The character of the Grump was based upon Yosemite Sam, also created by Friz Freleng. The Grump's Dragon was similar to Sam's in Knighty Knight Bugs, including the fiery nasal explosions upon its master.

==Broadcast==
The series was broadcast by NBC from September 6, 1969, to April 25, 1970. NBC continued to air reruns until January 23, 1972.

The series lasted one season and was rerun, the most recent airing was on the Sci-Fi Channel in the mid 1990s. The complete series was released on DVD on January 31, 2006.

The series was called Ahi viene Cascarrabias in Spanish and was retransmitted into the 1970s and well into the 1980s by Televisa, in Mexico, with another rerun in 2006 after the DVD set was launched.

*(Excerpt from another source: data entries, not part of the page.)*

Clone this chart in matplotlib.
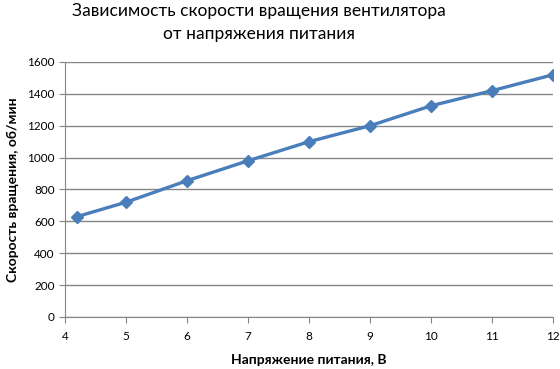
import matplotlib
matplotlib.use("Agg")
from matplotlib import pyplot as plt

# data
voltage = [4.2, 5, 6, 7, 8, 9, 10, 11, 12]
speed = [630, 720, 855, 980, 1100, 1200, 1325, 1420, 1520]
x_ticks = [4, 5, 6, 7, 8, 9, 10, 11, 12]
y_ticks = [0, 200, 400, 600, 800, 1000, 1200, 1400, 1600]

plt.rcParams['font.family'] = ['Lato', 'DejaVu Sans']

fig = plt.figure(figsize=(5.6, 3.69), dpi=100)
ax = fig.add_axes([0.116, 0.141, 0.8715, 0.691])

grid_c = '#868686'
ax.plot(voltage, speed, color='#4A7EBB', lw=2.4, marker='D', ms=6,
        markeredgecolor='#4A7EBB', zorder=3)

ax.set_xlim(4, 12)
ax.set_ylim(0, 1600)
ax.set_xticks(x_ticks)
ax.set_yticks(y_ticks)
ax.yaxis.grid(True, color=grid_c, lw=1)
ax.set_axisbelow(True)

for s in ['top', 'right']:
    ax.spines[s].set_visible(False)
for s in ['left', 'bottom']:
    ax.spines[s].set_color(grid_c)
ax.tick_params(colors=grid_c, length=4, labelsize=8.5, labelcolor='black')
ax.tick_params(axis='x', pad=6)

ax.set_xlabel('Напряжение питания, В', fontsize=10, fontweight='bold', labelpad=9)
ax.set_ylabel('Скорость вращения, об/мин', fontsize=10, fontweight='bold', labelpad=6)

fig.text(0.462, 0.992, 'Зависимость скорости вращения вентилятора\nот напряжения питания',
         ha='center', va='top', fontsize=12.5, linespacing=1.55)

fig.savefig('out.png', dpi=100)
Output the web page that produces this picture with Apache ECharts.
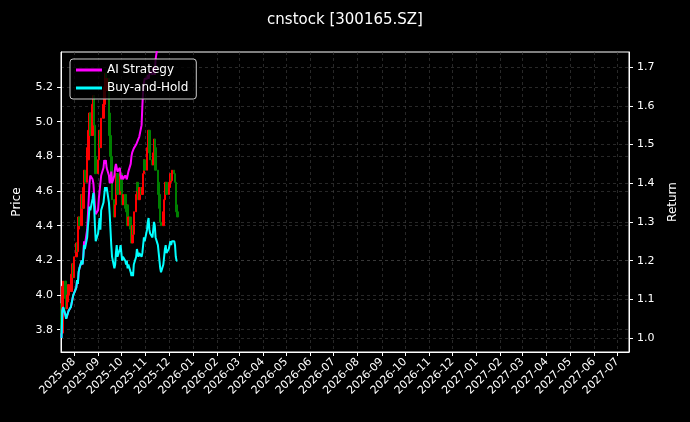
<!DOCTYPE html>
<html><head><meta charset="utf-8">
<script src="https://cdn.jsdelivr.net/npm/echarts@6/dist/echarts.min.js"></script>
<style>html,body{margin:0;background:#000}#c{width:690px;height:422px}</style>
</head><body><div id="c"></div>
<script>
const startDate = '2025-07-16';
const closes = [3.78,4.05,4.08,3.98,3.92,3.96,4.00, 4.06,4.02,4.12,4.18,4.10,4.22,
4.30,4.25,4.38,4.45,4.40,4.58,4.50, 4.62,4.72,4.65,4.85,4.78,4.95,5.05,
4.92,5.10,5.15,4.98,4.80,4.70, 4.78,4.88,4.95,4.85,5.02,5.10,
5.20,5.28,5.18,5.25,5.05,4.92, 4.80,4.68,4.55,4.45,4.52,4.62,
4.70,4.58,4.65,4.70,4.60,4.52, 4.58,4.50,4.48,4.52,4.40,4.45,
4.38,4.30,4.40,4.35,4.48,4.58, 4.65,4.60,4.55,4.62,4.58,4.62,
4.70,4.78,4.72,4.85,4.92,4.95, 4.82,4.78,4.75,4.82,4.90,4.85,
4.72,4.65,4.58,4.50,4.42,4.40, 4.48,4.55,4.62,4.65,4.58,4.62,
4.65,4.70,4.66,4.72,4.70,4.65, 4.52,4.48,4.45];
const firstOpen = 3.95;
const buyHold = [1.00,1.07,1.08,1.06,1.05,1.05,1.055, 1.07,1.08,1.09,1.10,1.11,1.11,
1.13,1.15,1.14,1.17,1.18,1.20,1.19, 1.21,1.24,1.23,1.26,1.29,1.31,1.34,
1.33,1.36,1.375,1.34,1.29,1.25, 1.27,1.29,1.31,1.28,1.33,1.35,
1.37,1.39,1.38,1.39,1.35,1.32, 1.28,1.24,1.21,1.18,1.19,1.22,
1.24,1.21,1.23,1.24,1.22,1.20, 1.21,1.20,1.19,1.20,1.18,1.19,
1.17,1.16,1.17,1.16,1.19,1.21, 1.23,1.22,1.21,1.22,1.21,1.22,
1.24,1.26,1.25,1.28,1.30,1.31, 1.28,1.27,1.26,1.28,1.30,1.29,
1.26,1.24,1.22,1.20,1.18,1.17, 1.19,1.21,1.23,1.24,1.22,1.23,
1.24,1.25,1.24,1.25,1.25,1.24, 1.21,1.20,1.20];
const aiStrategy = [1.00,1.07,1.08,1.06,1.05,1.05,1.055, 1.07,1.08,1.09,1.10,1.11,1.11,
1.13,1.15,1.14,1.17,1.18,1.20,1.19, 1.21,1.25,1.24,1.28,1.32,1.36,1.40,
1.42,1.41,1.40,1.37,1.34,1.32, 1.33,1.36,1.38,1.40,1.42,1.44,
1.46,1.45,1.46,1.44,1.42,1.40, 1.41,1.43,1.40,1.42,1.44,1.45,
1.44,1.43,1.44,1.42,1.41,1.42, 1.41,1.42,1.42,1.41,1.42,1.43,
1.45,1.47,1.48,1.48,1.49,1.50, 1.50,1.51,1.51,1.52,1.55,1.60,
1.64,1.66,1.67,1.67,1.68,1.67, 1.68,1.69,1.68,1.70,1.69,1.68,
1.72,1.76,1.79,1.81,1.80,1.82,1.84,1.83,1.85,1.86,1.84,1.85,1.87,1.86,1.85,1.84,1.86,1.85,1.83,1.82,1.82];
const priceTicks = [3.8,4.0,4.2,4.4,4.6,4.8,5.0,5.2];
const returnTicks = [1.0,1.1,1.2,1.3,1.4,1.5,1.6,1.7];

const dates = [];
let d = Date.parse(startDate + 'T00:00:00Z');
while (dates.length < closes.length) {
  const w = new Date(d).getUTCDay();
  if (w !== 0 && w !== 6) dates.push(d);
  d += 86400000;
}
const candles = closes.map((c,i) => {
  const o = i === 0 ? firstOpen : closes[i-1];
  return [dates[i], o, c, Math.min(o,c), Math.max(o,c)];
});
const monthTicks = [];
for (let y = 2025, m = 8; !(y === 2027 && m > 7); m++) {
  if (m > 12) { m = 1; y++; }
  monthTicks.push(Date.UTC(y, m-1, 1));
}
const white = '#ffffff';
const gridLine = {show:true, lineStyle:{color:'#444', type:[3,3], width:0.6}};
const chart = echarts.init(document.getElementById('c'));
chart.setOption({
  backgroundColor:'#000',
  animation:false,
  title:{text:'cnstock [300165.SZ]', left:'center', top:8, textStyle:{color:white, fontSize:15, fontWeight:'normal', fontFamily:'DejaVu Sans'}},
  legend:{left:70, top:59, orient:'vertical', itemGap:6, itemWidth:26, itemHeight:3,
    backgroundColor:'rgba(0,0,0,0.8)', borderColor:'#ccc', borderWidth:1, borderRadius:3, padding:[5,8,5,6],
    textStyle:{color:white, fontSize:12, fontFamily:'DejaVu Sans'},
    data:[{name:'AI Strategy', icon:'rect'},{name:'Buy-and-Hold', icon:'rect'}], z:10},
  grid:{left:61, right:61, top:52, bottom:70, show:true, borderColor:white, borderWidth:1, backgroundColor:'transparent'},
  xAxis:{type:'value', min:Date.UTC(2025,6,15,8), max:Date.UTC(2027,6,16),
    axisLine:{lineStyle:{color:white}},
    axisTick:{show:true, customValues:monthTicks, lineStyle:{color:white}, length:4},
    axisLabel:{customValues:monthTicks, rotate:45, color:white, fontSize:11, fontFamily:'DejaVu Sans',
      formatter:v=>{const t=new Date(v);return t.getUTCFullYear()+'-'+String(t.getUTCMonth()+1).padStart(2,'0');}},
    splitLine:gridLine},
  yAxis:[
    {type:'value', min:3.671, max:5.402, name:'Price', nameLocation:'middle', nameGap:38, nameRotate:90,
      nameTextStyle:{color:white, fontSize:12, fontFamily:'DejaVu Sans'},
      axisLine:{show:true, lineStyle:{color:white}}, axisTick:{show:true, customValues:priceTicks, length:4},
      axisLabel:{customValues:priceTicks, color:white, fontSize:11, fontFamily:'DejaVu Sans', formatter:v=>v.toFixed(1)},
      splitLine:gridLine},
    {type:'value', min:0.964, max:1.739, name:'Return', nameLocation:'middle', nameGap:38, nameRotate:90,
      nameTextStyle:{color:white, fontSize:12, fontFamily:'DejaVu Sans'},
      axisLine:{show:true, lineStyle:{color:white}}, axisTick:{show:true, customValues:returnTicks, length:4},
      axisLabel:{customValues:returnTicks, color:white, fontSize:11, fontFamily:'DejaVu Sans', formatter:v=>v.toFixed(1)},
      splitLine:gridLine}
  ],
  series:[
    {type:'candlestick', name:'Price', yAxisIndex:0, barWidth:2,
      data:candles,
      itemStyle:{color:'#ff0000', color0:'#008000', borderColor:'#ff0000', borderColor0:'#008000', borderWidth:1}},
    {type:'line', name:'AI Strategy', yAxisIndex:1, showSymbol:false, data:dates.map((t,i)=>[t,aiStrategy[i]]),
      lineStyle:{color:'#ff00ff', width:2}, itemStyle:{color:'#ff00ff'}, z:3},
    {type:'line', name:'Buy-and-Hold', yAxisIndex:1, showSymbol:false, data:dates.map((t,i)=>[t,buyHold[i]]),
      lineStyle:{color:'#00ffff', width:2}, itemStyle:{color:'#00ffff'}, z:3}
  ]
});
</script></body></html>
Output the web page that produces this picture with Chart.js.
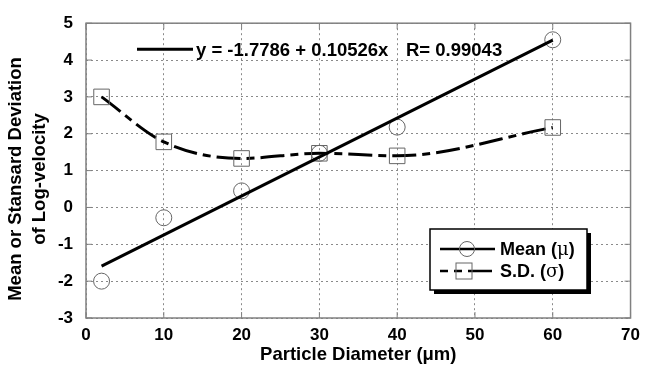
<!DOCTYPE html>
<html>
<head>
<meta charset="utf-8">
<script src="https://cdn.jsdelivr.net/npm/chart.js@4.4.0/dist/chart.umd.min.js"></script>
<style>
  html, body { margin: 0; padding: 0; background: #fff; }
  canvas { display: block; }
</style>
</head>
<body>
<canvas id="chart" width="647" height="366"></canvas>
<script>
// values
const diameters = [2, 10, 20, 30, 40, 60];
const meanValues = [-2.0, -0.28, 0.45, 1.47, 2.18, 4.55];
const sdValues = [3.0, 1.78, 1.33, 1.47, 1.4, 2.17];
const fitX = [2, 60];
const fitY = [-1.59, 4.54];
const xTicks = [0, 10, 20, 30, 40, 50, 60, 70];
const yTicks = [-3, -2, -1, 0, 1, 2, 3, 4, 5];
const fitLabel = 'y = -1.7786 + 0.10526x';
const rLabel = 'R= 0.99043';
const legendNames = ['Mean (', 'S.D. ('];
const legendSymbols = ['μ', 'σ'];
const yTitle = ['Mean or Stansard Deviation', 'of Log-velocity'];
const xTitle = 'Particle Diameter (μm)';

const FONT = "'Liberation Sans', Arial, Helvetica, sans-serif";
const SD_DASH = [24, 6, 8, 6];

const toPoints = (xs, ys) => xs.map((x, i) => ({ x, y: ys[i] }));

const framePlugin = {
  id: 'frame',
  beforeDatasetsDraw(chart) {
    const { ctx, chartArea: a, scales } = chart;
    ctx.save();
    ctx.strokeStyle = '#808080';
    ctx.lineWidth = 1.5;
    ctx.strokeRect(a.left, a.top, a.right - a.left, a.bottom - a.top);
    ctx.lineWidth = 1;
    ctx.beginPath();
    xTicks.forEach((v) => {
      const px = scales.x.getPixelForValue(v);
      ctx.moveTo(px, a.bottom); ctx.lineTo(px, a.bottom - 6);
      ctx.moveTo(px, a.top); ctx.lineTo(px, a.top + 6);
    });
    yTicks.forEach((v) => {
      const py = scales.y.getPixelForValue(v);
      ctx.moveTo(a.left, py); ctx.lineTo(a.left + 6, py);
      ctx.moveTo(a.right, py); ctx.lineTo(a.right - 6, py);
    });
    ctx.stroke();
    ctx.restore();
  },
  afterDraw(chart) {
    const { ctx, chartArea: a } = chart;
    ctx.save();

    // y axis title, two lines
    ctx.fillStyle = '#000';
    ctx.font = `bold 18.5px ${FONT}`;
    ctx.textAlign = 'center';
    ctx.textBaseline = 'middle';
    ctx.translate(16, 179);
    ctx.rotate(-Math.PI / 2);
    ctx.fillText(yTitle[0], 0, 0);
    ctx.fillText(yTitle[1], 0, 24);
    ctx.setTransform(1, 0, 0, 1, 0, 0);

    // regression annotation
    ctx.strokeStyle = '#000';
    ctx.lineWidth = 3;
    ctx.beginPath();
    ctx.moveTo(a.left + 51, a.top + 26);
    ctx.lineTo(a.left + 107, a.top + 26);
    ctx.stroke();
    ctx.textAlign = 'left';
    ctx.fillText(fitLabel, a.left + 110, a.top + 28);
    ctx.fillText(rLabel, a.left + 320, a.top + 28);

    // legend box with shadow
    const bx = 430, by = 229, bw = 157, bh = 61;
    ctx.fillStyle = '#000';
    ctx.fillRect(bx + 4, by + 4, bw, bh);
    ctx.fillStyle = '#fff';
    ctx.fillRect(bx, by, bw, bh);
    ctx.strokeStyle = '#000';
    ctx.lineWidth = 1.5;
    ctx.strokeRect(bx, by, bw, bh);

    const rows = [by + 20, by + 42];
    // mean row
    ctx.lineWidth = 2.5;
    ctx.beginPath();
    ctx.moveTo(bx + 10, rows[0]); ctx.lineTo(bx + 65, rows[0]);
    ctx.stroke();
    ctx.strokeStyle = '#666';
    ctx.lineWidth = 1;
    ctx.beginPath();
    ctx.arc(bx + 37, rows[0], 7.5, 0, Math.PI * 2);
    ctx.stroke();
    // sd row
    ctx.strokeStyle = '#000';
    ctx.lineWidth = 2.5;
    ctx.setLineDash(SD_DASH);
    ctx.lineDashOffset = 16;
    ctx.beginPath();
    ctx.moveTo(bx + 10, rows[1]); ctx.lineTo(bx + 65, rows[1]);
    ctx.stroke();
    ctx.setLineDash([]);
    ctx.strokeStyle = '#666';
    ctx.lineWidth = 1;
    ctx.strokeRect(bx + 26, rows[1] - 8, 16, 16);

    ctx.fillStyle = '#000';
    ctx.textBaseline = 'middle';
    rows.forEach((ry, i) => {
      let tx = bx + 70;
      ctx.font = `bold 18px ${FONT}`;
      ctx.fillText(legendNames[i], tx, ry + 1);
      tx += ctx.measureText(legendNames[i]).width;
      ctx.font = `18px 'DejaVu Serif', serif`;
      ctx.fillText(legendSymbols[i], tx, ry + 1);
      tx += ctx.measureText(legendSymbols[i]).width;
      ctx.font = `bold 18px ${FONT}`;
      ctx.fillText(')', tx, ry + 1);
    });
    ctx.restore();
  }
};

new Chart(document.getElementById('chart'), {
  type: 'scatter',
  data: {
    datasets: [
      {
        label: 'fit',
        data: toPoints(fitX, fitY),
        showLine: true,
        borderColor: '#000',
        borderWidth: 3,
        pointRadius: 0
      },
      {
        label: 'S.D.',
        data: toPoints(diameters, sdValues),
        showLine: true,
        borderColor: '#000',
        borderWidth: 3,
        borderDash: SD_DASH,
        cubicInterpolationMode: 'monotone',
        pointStyle: 'rect',
        pointRadius: 11,
        pointBorderColor: '#666',
        pointBorderWidth: 1,
        pointBackgroundColor: 'rgba(0,0,0,0)'
      },
      {
        label: 'Mean',
        data: toPoints(diameters, meanValues),
        showLine: false,
        pointStyle: 'circle',
        pointRadius: 8,
        pointBorderColor: '#666',
        pointBorderWidth: 1,
        pointBackgroundColor: 'rgba(0,0,0,0)'
      }
    ]
  },
  options: {
    responsive: false,
    animation: false,
    layout: { padding: { left: 0, right: 10, top: 17, bottom: 0 } },
    plugins: { legend: { display: false }, tooltip: { enabled: false } },
    scales: {
      x: {
        type: 'linear',
        min: 0,
        max: 70,
        afterBuildTicks: (scale) => { scale.ticks = xTicks.map((v) => ({ value: v })); },
        afterFit: (scale) => { scale.height = 48; },
        grid: { color: '#8a8a8a', lineWidth: 1, drawTicks: false },
        border: { display: false, dash: [2, 3] },
        ticks: { padding: 7, color: '#000', font: { family: FONT, size: 17, weight: 'bold' } },
        title: {
          display: true,
          text: xTitle,
          color: '#000',
          padding: { top: 0, bottom: 0 },
          font: { family: FONT, size: 18.5, weight: 'bold' }
        }
      },
      y: {
        type: 'linear',
        min: -3,
        max: 5,
        afterBuildTicks: (scale) => { scale.ticks = yTicks.map((v) => ({ value: v })); },
        afterFit: (scale) => { scale.width = 86; },
        grid: { color: '#8a8a8a', lineWidth: 1, drawTicks: false },
        border: { display: false, dash: [2, 3] },
        ticks: { padding: 13, color: '#000', font: { family: FONT, size: 17, weight: 'bold' } }
      }
    }
  },
  plugins: [framePlugin]
});
</script>
</body>
</html>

It was "Grump, o feiticeiro trapalhão" in Brazilian Portuguese and was rerun in Brazil until 1993 by Rede Globo.

The only known merchandise for the show was a "Here Comes the Grump" Halloween mask, produced by the Ben Cooper Costume Company, for the 1969 holiday season.

==Episode guide==
There were 17 episodes, each containing two ten-minute shorts, giving a total of 34 separate cartoons.

1. The Bloonywoonie Battle (First aired: 9/6/1969)
2. The Great Grump Crunch (First aired: 9/13/1969)
3. The Great Thorn Forest (First aired: 9/20/1969)
4. The Eenie Meenie Miners (First aired: 9/27/1969)
5. The Good Ghost Ship (First aired: 10/4/1969)
6. Grump Meets Peter Paintbrush (First aired: 10/11/1969)
7. The Lemonade Sea (First aired: 10/18/1969)
8. Beware of Giants (First aired: 10/25/1969)
9. Joltin' Jack-In Boxia (First aired: 11/1/1969)
10. Visit to a Ghost Town (First aired: 11/8/1969)
11. A Mess for King Midix (First aired: 11/15/1969)
12. The Shoes of Shoe-Cago (First aired: 11/22/1969)
13. Witch Is Witch? (First aired: 11/29/1969)
14. The Yuks of Gagville (First aired: 12/6/1969)
15. Toilin' Toolie Birds (First aired: 12/13/1969)
16. The Grand Slam of Door City (First aired: 12/20/1969)
17. Under the Pea Green Sea (First aired: 12/27/1969)
18. Sugar and Spite (First aired: 1/3/1970)
19. The Great Shampoo of Snow White City (First aired: 1/10/1970)
20. The Grump Meets the Grouch Grooch (First aired: 1/17/1970)
21. The Wily Wheelies (First aired: 1/24/1970)
22. The Blabbermouth of Echo Island (First aired: 1/31/1970)
23. With Malice in Blunderland (First aired: 2/7/1970)
24. Apachoo Choo-Choo (First aired: 2/14/1970)
25. A Hitch in Time (First aired: 2/21/1970)
26. The Shaky Shutter-Bugs (First aired: 2/28/1970)
27. S'No Land Like Snow Land (First aired: 3/7/1970)
28. Good Grief, Mother Goose (First aired: 3/14/1970)
29. The Balled-Up Bloonywoonies (First aired: 3/21/1970)
30. Cherub Land (First aired: 3/28/1970)
31. Meet the Blockheads (First aired: 4/4/1970)
32. Hoppy-Go-Lucky Hippetty Hoppies (First aired: 4/11/1970)
33. The Blunderful Flying Machine (First aired: 4/18/1970)
34. The Absent-Minded Wizard (First aired: 4/25/1970)

==Voices==
- Rip Taylor - The Grump
- Jay North - Terry Dexter
- Avery Schreiber
- Stefanianna Christopherson - Princess Dawn
- Marvin Miller
- Paul Frees
- Bob McFadden
- Athena Lorde
- Larry D. Mann
- June Foray

==Staff==
- Direction: Gerry Chiniquy, Art Davis, George Gordon, Sid Marcus, Hawley Pratt, Grant Simmons
- Story Supervision: John W. Dunn
- Stories: Don Christensen, Nick George, Bill Lutz
- Layout: Pete Alvarado, Bob Givens, Herb Johnson, Jack Miller, Dick Ung, Don Sheppard, Martin Studler, Al Wilson
- Character Design: Art Leonardi
- Animation: Warren Batchelder, Robert Bentley, William Carney, Edward DeMattia, Xenia, John Gibbs, Manny Gould, Ed Love, Ed Rehberg, Manny Perez, Bob Richardson, Ed Solomon, Robert Taylor, Lloyd Vaughan, Don Williams
- Backgrounds: Richard Thomas, Mary O'Loughlin, Tom O'Loughlin
- Film Editing Supervised by Lee Gunther
- Film Editing: Allan Potter, Todd McKay, Lloyd Friedgen
- Music: Doug Goodwin
- Production Supervision: Jim Foss
- Prod. Coordinator: Harry Love
- Sound by Producers' Sound Service, Inc.
- Produced by David H. DePatie, Friz Freleng

==Film==

A feature film adaptation based on the series was produced by Ánima Estudios in Mexico and the newly launched GFM Animation, with the animation being done at Prime Focus World in London.

The film was released in Mexico on July 26, 2018, followed by the US release on September 14, under the name A Wizard's Tale.